Repeat the listing that follows, character for character, minus the pictures.

***** MATERIAL FOR THE TASK *****

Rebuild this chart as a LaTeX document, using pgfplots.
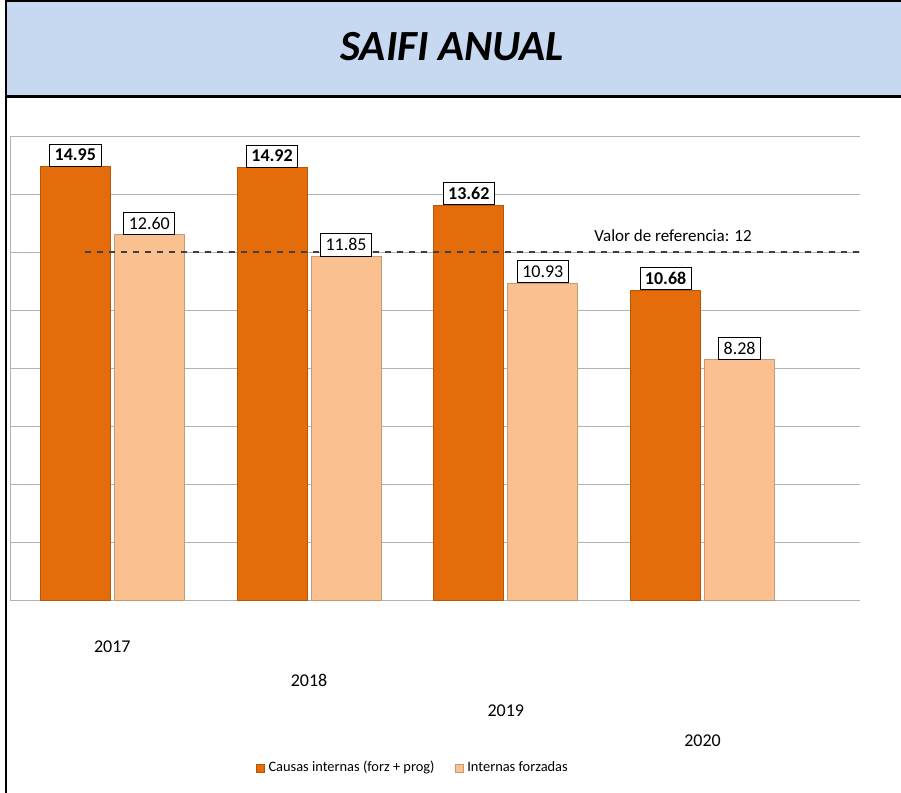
\documentclass[border=0pt]{standalone}
\usepackage{pgfplots}
\pgfplotsset{compat=1.18}
\usepackage{fontspec}
\setmainfont{Carlito}
\definecolor{darkor}{HTML}{E46C0A}
\definecolor{lightor}{HTML}{FAC090}
\definecolor{titlebg}{HTML}{C6D9F0}
\begin{document}
\begin{tikzpicture}[x=1pt,y=1pt]
\begin{axis}[
  scale only axis, width=425pt, height=232pt,
  ybar=2pt, bar width=35pt,
  xmin=-0.52, xmax=3.8, ymin=0, ymax=16,
  xtick=data, xticklabels={{2017},{\raisebox{-22.5pt}{2018}},{\raisebox{-37.5pt}{2019}},{\raisebox{-52.5pt}{2020}}},
  ytick={0,2,...,16}, yticklabels={},
  major tick length=0pt,
  ymajorgrids, grid style={gray!60},
  axis x line*=bottom, axis y line*=left,
  axis line style={gray!60},
  xticklabel style={font=\fontsize{9}{10}\selectfont, yshift=-17pt},
  /pgf/number format/fixed, /pgf/number format/fixed zerofill, /pgf/number format/precision=2,
  /pgf/number format/assume math mode=true,
  legend style={at={(0.475,-0.362)}, anchor=center, draw=none, fill=none, legend columns=2, font=\fontsize{7.2}{8}\selectfont, /tikz/every even column/.append style={column sep=8pt}},
  legend image code/.code={\fill[#1] (0pt,-2pt) rectangle (4pt,2pt);},
]
\addplot[fill=darkor, draw=darkor!80!black, nodes near coords, every node near coord/.append style={draw=black, fill=white, inner sep=2.5pt, font=\fontsize{9}{10}\selectfont\bfseries}] coordinates {(0,14.95) (1,14.92) (2,13.62) (3,10.68)};
\addplot[fill=lightor, draw=lightor!80!black, nodes near coords, every node near coord/.append style={draw=black, fill=white, inner sep=2.5pt, font=\fontsize{9}{10}\selectfont}] coordinates {(0,12.60) (1,11.85) (2,10.93) (3,8.28)};
\legend{Causas internas (forz + prog), Internas forzadas}
\addplot[sharp plot, dashed, thick, black!75, forget plot] coordinates {(-0.14,12) (3.8,12)};
\node[font=\fontsize{8.5}{10}\selectfont, anchor=south] at (axis cs:2.85,12.1) {Valor de referencia: 12};
\coordinate (O) at (rel axis cs:0,0);
\end{axis}
\begin{scope}[shift={(O)}]
\fill[titlebg] (-2,252.5) rectangle (445.5,299.5);
\node[font=\fontsize{21.5}{24}\selectfont\bfseries\itshape] at (221,276.5) {SAIFI ANUAL};
\draw[line width=1.6pt] (-2,251.7) -- (445.5,251.7);
\draw[line width=1pt] (445.5,299.5) -- (-2,299.5) -- (-2,-96.5);
\pgfresetboundingbox
\path[use as bounding box] (-5,-96.5) rectangle (445.5,300);
\end{scope}
\end{tikzpicture}
\end{document}
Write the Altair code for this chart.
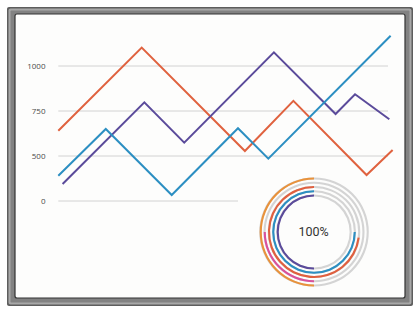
import altair as alt
import pandas as pd

# ---- line chart data (x in 0-100 position units, y in chart units) ----
series_names = ["Orange", "Purple", "Blue"]
orange_x = [0, 25.3, 56.6, 71.3, 93.5, 101.4]
orange_y = [640, 1102, 528, 806, 289, 533]
purple_x = [1.3, 26.1, 38.2, 65.4, 84.1, 90.0, 100.4]
purple_y = [189, 798, 574, 1076, 733, 843, 704]
blue_x = [0, 14.4, 34.4, 54.5, 63.7, 100.8]
blue_y = [281, 650, 67, 654, 470, 1168]
line_colors = ["#E0623F", "#5B4B9B", "#2C8FC2"]

# ---- gridlines / tick labels ----
grid_values = [1000, 750, 500, 0]
grid_end = [100, 100, 100, 54.5]

# ---- gauge rings ----
ring_ids = [1, 2, 3, 4, 5]
ring_colors = ["#E9923B", "#D9519C", "#E0603F", "#2C8FC2", "#5B4B9B"]
ring_start = [50, 50, 27, 25, 50]
ring_end = [100, 75, 100, 100, 100]
gauge_label = "100%"

rows = []
for name, xs, ys in [("Orange", orange_x, orange_y),
                     ("Purple", purple_x, purple_y),
                     ("Blue", blue_x, blue_y)]:
    for xv, yv in zip(xs, ys):
        rows.append({"series": name, "x": xv, "value": yv})
lines_df = pd.DataFrame(rows)

grid_df = pd.DataFrame({"value": grid_values,
                        "start": [0] * len(grid_values),
                        "end": grid_end})

ring_bg_df = pd.DataFrame({"ring": ring_ids, "start": [0] * 5, "end": [100] * 5})
ring_df = pd.DataFrame({"ring": ring_ids, "start": ring_start,
                        "end": ring_end, "color": ring_colors})

xscale = alt.Scale(domain=[0, 100], range=[58.3, 388], nice=False, zero=False)
yscale = alt.Scale(domain=[0, 500, 750, 1000], range=[201, 156, 111, 66],
                   nice=False, zero=False)
yaxis = alt.Axis(values=grid_values, grid=False, domain=False, ticks=False,
                 offset=-47, labelPadding=2, labelFontSize=8, zindex=2, format="d",
                 labelFont="Open Sans", labelColor="#4a4a4a", title=None)

one = pd.DataFrame({"a": [0]})

def rect(x1, y1, x2, y2, fill, stroke=None, sw=0, cr=0):
    kw = dict(fill=fill, cornerRadius=cr)
    if stroke:
        kw.update(stroke=stroke, strokeWidth=sw)
    return alt.Chart(one).mark_rect(**kw).encode(
        x=alt.value(x1), x2=alt.value(x2), y=alt.value(y1), y2=alt.value(y2))

frame = [
    rect(7, 7, 413, 306, "#5e5e5e", cr=2),
    rect(8.5, 8.5, 411.5, 304.5, "#a8a8a8", cr=2),
    rect(10.5, 10.5, 409.5, 302.5, "#828282", cr=1),
    rect(15, 14, 405, 298, "#fdfdfc", stroke="#333333", sw=1.2, cr=2),
]

grid = alt.Chart(grid_df).mark_rule(color="#d2d2d2", strokeWidth=1).encode(
    x=alt.X("start:Q", scale=xscale, axis=None),
    x2="end:Q",
    y=alt.Y("value:Q", scale=yscale, axis=yaxis),
)

lines = alt.Chart(lines_df).mark_line(strokeWidth=2).encode(
    x=alt.X("x:Q", scale=xscale, axis=None),
    y=alt.Y("value:Q", scale=yscale, axis=yaxis),
    color=alt.Color("series:N", scale=alt.Scale(domain=series_names, range=line_colors),
                    legend=None),
    detail="series:N",
)

theta_scale = alt.Scale(domain=[0, 100], range=[0, 6.283185307], nice=False, zero=False)
rad_scale = alt.Scale(type="linear", domain=[1, 5], range=[53.5, 36.5], nice=False, zero=False)

def rings(df, colored):
    base = alt.Chart(df).transform_calculate(
        r0="datum.ring - 0.25", r1="datum.ring + 0.25")
    enc = dict(
        theta=alt.Theta("start:Q", scale=theta_scale, stack=None),
        theta2="end:Q",
        radius=alt.Radius("r0:Q", scale=rad_scale),
        radius2="r1:Q",
        x=alt.value(314), y=alt.value(232),
    )
    if colored:
        enc["color"] = alt.Color("color:N", scale=None)
        return base.mark_arc().encode(**enc)
    return base.mark_arc(color="#d4d4d4").encode(**enc)

gauge_text = alt.Chart(pd.DataFrame({"t": [gauge_label]})).mark_text(
    font="Roboto", fontSize=12.5, color="#333333", align="center", baseline="middle"
).encode(text="t:N", x=alt.value(313.5), y=alt.value(232))

chart = alt.layer(
    *frame, grid, lines, rings(ring_bg_df, False), rings(ring_df, True), gauge_text
).properties(
    width=420, height=312, padding=0, autosize=alt.AutoSizeParams(type="none"),
    background="white",
).configure_view(stroke=None)

chart.save("out.html", embed_options={"renderer": "svg", "actions": False})
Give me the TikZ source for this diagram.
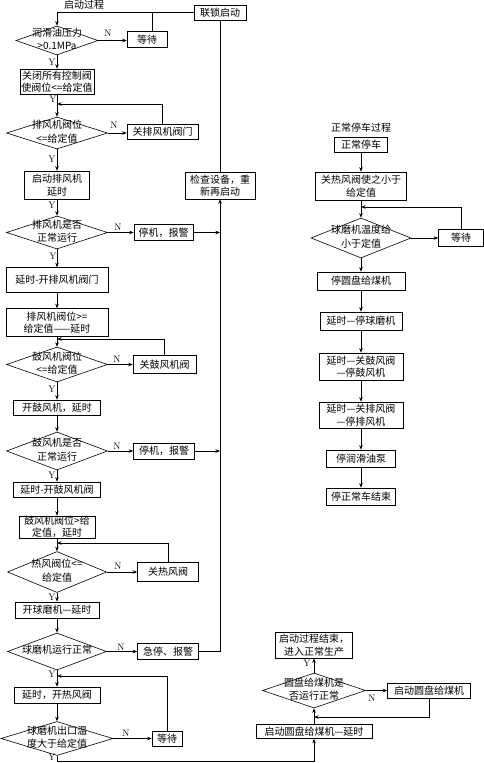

*****

# SOLUTION
Rebuild this chart as a LaTeX document, using pgfplots.
\documentclass[border=0pt]{standalone}
\usepackage{pgfplots}
\pgfplotsset{compat=1.18}
\usepackage{fontspec}
\setmainfont{Carlito}
\definecolor{darkor}{HTML}{E46C0A}
\definecolor{lightor}{HTML}{FAC090}
\definecolor{titlebg}{HTML}{C6D9F0}
\begin{document}
\begin{tikzpicture}[x=1pt,y=1pt]
\begin{axis}[
  scale only axis, width=425pt, height=232pt,
  ybar=2pt, bar width=35pt,
  xmin=-0.52, xmax=3.8, ymin=0, ymax=16,
  xtick=data, xticklabels={{2017},{\raisebox{-22.5pt}{2018}},{\raisebox{-37.5pt}{2019}},{\raisebox{-52.5pt}{2020}}},
  ytick={0,2,...,16}, yticklabels={},
  major tick length=0pt,
  ymajorgrids, grid style={gray!60},
  axis x line*=bottom, axis y line*=left,
  axis line style={gray!60},
  xticklabel style={font=\fontsize{9}{10}\selectfont, yshift=-17pt},
  /pgf/number format/fixed, /pgf/number format/fixed zerofill, /pgf/number format/precision=2,
  /pgf/number format/assume math mode=true,
  legend style={at={(0.475,-0.362)}, anchor=center, draw=none, fill=none, legend columns=2, font=\fontsize{7.2}{8}\selectfont, /tikz/every even column/.append style={column sep=8pt}},
  legend image code/.code={\fill[#1] (0pt,-2pt) rectangle (4pt,2pt);},
]
\addplot[fill=darkor, draw=darkor!80!black, nodes near coords, every node near coord/.append style={draw=black, fill=white, inner sep=2.5pt, font=\fontsize{9}{10}\selectfont\bfseries}] coordinates {(0,14.95) (1,14.92) (2,13.62) (3,10.68)};
\addplot[fill=lightor, draw=lightor!80!black, nodes near coords, every node near coord/.append style={draw=black, fill=white, inner sep=2.5pt, font=\fontsize{9}{10}\selectfont}] coordinates {(0,12.60) (1,11.85) (2,10.93) (3,8.28)};
\legend{Causas internas (forz + prog), Internas forzadas}
\addplot[sharp plot, dashed, thick, black!75, forget plot] coordinates {(-0.14,12) (3.8,12)};
\node[font=\fontsize{8.5}{10}\selectfont, anchor=south] at (axis cs:2.85,12.1) {Valor de referencia: 12};
\coordinate (O) at (rel axis cs:0,0);
\end{axis}
\begin{scope}[shift={(O)}]
\fill[titlebg] (-2,252.5) rectangle (445.5,299.5);
\node[font=\fontsize{21.5}{24}\selectfont\bfseries\itshape] at (221,276.5) {SAIFI ANUAL};
\draw[line width=1.6pt] (-2,251.7) -- (445.5,251.7);
\draw[line width=1pt] (445.5,299.5) -- (-2,299.5) -- (-2,-96.5);
\pgfresetboundingbox
\path[use as bounding box] (-5,-96.5) rectangle (445.5,300);
\end{scope}
\end{tikzpicture}
\end{document}
Write the Altair code for this chart.
import altair as alt
import pandas as pd

# ---- line chart data (x in 0-100 position units, y in chart units) ----
series_names = ["Orange", "Purple", "Blue"]
orange_x = [0, 25.3, 56.6, 71.3, 93.5, 101.4]
orange_y = [640, 1102, 528, 806, 289, 533]
purple_x = [1.3, 26.1, 38.2, 65.4, 84.1, 90.0, 100.4]
purple_y = [189, 798, 574, 1076, 733, 843, 704]
blue_x = [0, 14.4, 34.4, 54.5, 63.7, 100.8]
blue_y = [281, 650, 67, 654, 470, 1168]
line_colors = ["#E0623F", "#5B4B9B", "#2C8FC2"]

# ---- gridlines / tick labels ----
grid_values = [1000, 750, 500, 0]
grid_end = [100, 100, 100, 54.5]

# ---- gauge rings ----
ring_ids = [1, 2, 3, 4, 5]
ring_colors = ["#E9923B", "#D9519C", "#E0603F", "#2C8FC2", "#5B4B9B"]
ring_start = [50, 50, 27, 25, 50]
ring_end = [100, 75, 100, 100, 100]
gauge_label = "100%"

rows = []
for name, xs, ys in [("Orange", orange_x, orange_y),
                     ("Purple", purple_x, purple_y),
                     ("Blue", blue_x, blue_y)]:
    for xv, yv in zip(xs, ys):
        rows.append({"series": name, "x": xv, "value": yv})
lines_df = pd.DataFrame(rows)

grid_df = pd.DataFrame({"value": grid_values,
                        "start": [0] * len(grid_values),
                        "end": grid_end})

ring_bg_df = pd.DataFrame({"ring": ring_ids, "start": [0] * 5, "end": [100] * 5})
ring_df = pd.DataFrame({"ring": ring_ids, "start": ring_start,
                        "end": ring_end, "color": ring_colors})

xscale = alt.Scale(domain=[0, 100], range=[58.3, 388], nice=False, zero=False)
yscale = alt.Scale(domain=[0, 500, 750, 1000], range=[201, 156, 111, 66],
                   nice=False, zero=False)
yaxis = alt.Axis(values=grid_values, grid=False, domain=False, ticks=False,
                 offset=-47, labelPadding=2, labelFontSize=8, zindex=2, format="d",
                 labelFont="Open Sans", labelColor="#4a4a4a", title=None)

one = pd.DataFrame({"a": [0]})

def rect(x1, y1, x2, y2, fill, stroke=None, sw=0, cr=0):
    kw = dict(fill=fill, cornerRadius=cr)
    if stroke:
        kw.update(stroke=stroke, strokeWidth=sw)
    return alt.Chart(one).mark_rect(**kw).encode(
        x=alt.value(x1), x2=alt.value(x2), y=alt.value(y1), y2=alt.value(y2))

frame = [
    rect(7, 7, 413, 306, "#5e5e5e", cr=2),
    rect(8.5, 8.5, 411.5, 304.5, "#a8a8a8", cr=2),
    rect(10.5, 10.5, 409.5, 302.5, "#828282", cr=1),
    rect(15, 14, 405, 298, "#fdfdfc", stroke="#333333", sw=1.2, cr=2),
]

grid = alt.Chart(grid_df).mark_rule(color="#d2d2d2", strokeWidth=1).encode(
    x=alt.X("start:Q", scale=xscale, axis=None),
    x2="end:Q",
    y=alt.Y("value:Q", scale=yscale, axis=yaxis),
)

lines = alt.Chart(lines_df).mark_line(strokeWidth=2).encode(
    x=alt.X("x:Q", scale=xscale, axis=None),
    y=alt.Y("value:Q", scale=yscale, axis=yaxis),
    color=alt.Color("series:N", scale=alt.Scale(domain=series_names, range=line_colors),
                    legend=None),
    detail="series:N",
)

theta_scale = alt.Scale(domain=[0, 100], range=[0, 6.283185307], nice=False, zero=False)
rad_scale = alt.Scale(type="linear", domain=[1, 5], range=[53.5, 36.5], nice=False, zero=False)

def rings(df, colored):
    base = alt.Chart(df).transform_calculate(
        r0="datum.ring - 0.25", r1="datum.ring + 0.25")
    enc = dict(
        theta=alt.Theta("start:Q", scale=theta_scale, stack=None),
        theta2="end:Q",
        radius=alt.Radius("r0:Q", scale=rad_scale),
        radius2="r1:Q",
        x=alt.value(314), y=alt.value(232),
    )
    if colored:
        enc["color"] = alt.Color("color:N", scale=None)
        return base.mark_arc().encode(**enc)
    return base.mark_arc(color="#d4d4d4").encode(**enc)

gauge_text = alt.Chart(pd.DataFrame({"t": [gauge_label]})).mark_text(
    font="Roboto", fontSize=12.5, color="#333333", align="center", baseline="middle"
).encode(text="t:N", x=alt.value(313.5), y=alt.value(232))

chart = alt.layer(
    *frame, grid, lines, rings(ring_bg_df, False), rings(ring_df, True), gauge_text
).properties(
    width=420, height=312, padding=0, autosize=alt.AutoSizeParams(type="none"),
    background="white",
).configure_view(stroke=None)

chart.save("out.html", embed_options={"renderer": "svg", "actions": False})
Give me the TikZ source for this diagram.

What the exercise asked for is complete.